Lo que yo necesitaba era contexto para entender el punto de vista del bombero, y eso fue justo lo que obtuve una tarde cálida de verano cuando nos reunimos en Central Park para ir a un concierto. Conforme nos acercábamos a la entrada de SummerStage, pasamos por donde estaban dos policías que vigilaban el ir y venir de todos, y dijo: “Mi papá y mi tío solían trabajar en la delegación de policía a unas cuadras de aquí”.

Y pum: lo entendí, el cielo se abrió y un canto se escuchó en ese momento (aunque quizá fue el concierto).
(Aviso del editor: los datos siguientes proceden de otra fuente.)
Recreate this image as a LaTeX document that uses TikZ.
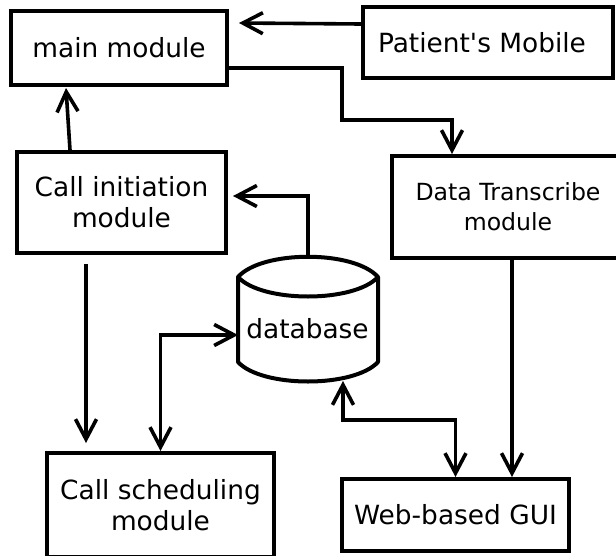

Esa oración, tan casual, me hizo cambiar de perspectiva. Su defensa de los policías tenía sentido porque ya no era un asunto abstracto, sino personal. Se trataba de la vida. Él y yo cargábamos el peso de nuestros padres, el suyo un policía y el mío un hombre negro en Estados Unidos. Todos los días nos preocupábamos por la seguridad de ambos.

Jamás le pregunté gran cosa sobre cómo fue crecer con un padre policía. Desearía haberlo hecho. En cambio, nos alejamos porque él (como lo dijo) era como el personaje de Jack Nicholson en “Mejor… imposible”: no está listo para un compromiso a largo plazo ni está seguro de alguna vez estarlo. Más tarde, me enteré de la verdad: tenía miedo de tener un matrimonio como la unión a menudo quebrantada de sus padres. Eso me rompió el corazón.

Así que imaginen la sorpresa que me llevé cuando, siete meses después de que dejamos de vernos, lo busqué en Google (mala idea) y encontré su obituario. Había muerto de pronto durante unas vacaciones, y no había explicación de cómo ocurrió. Esa realidad, descubierta de manera tan casual, me rompió el corazón por segunda vez. Aunque no habríamos durado, la manera en que habíamos unido la brecha cultural y política era refrescante. Era amor. El mundo parecía más oscuro sin él.

Después de su muerte, mientras estaba sentada en mi departamento, le pregunté si podía escucharme. Y, cuando salí del lugar en busca de un escape, vi dos camiones de bomberos.

Sabía que no estaba en ninguno, pero su presencia en ese momento me hizo pensar: “Sí, me escuchó, como siempre lo hacía”.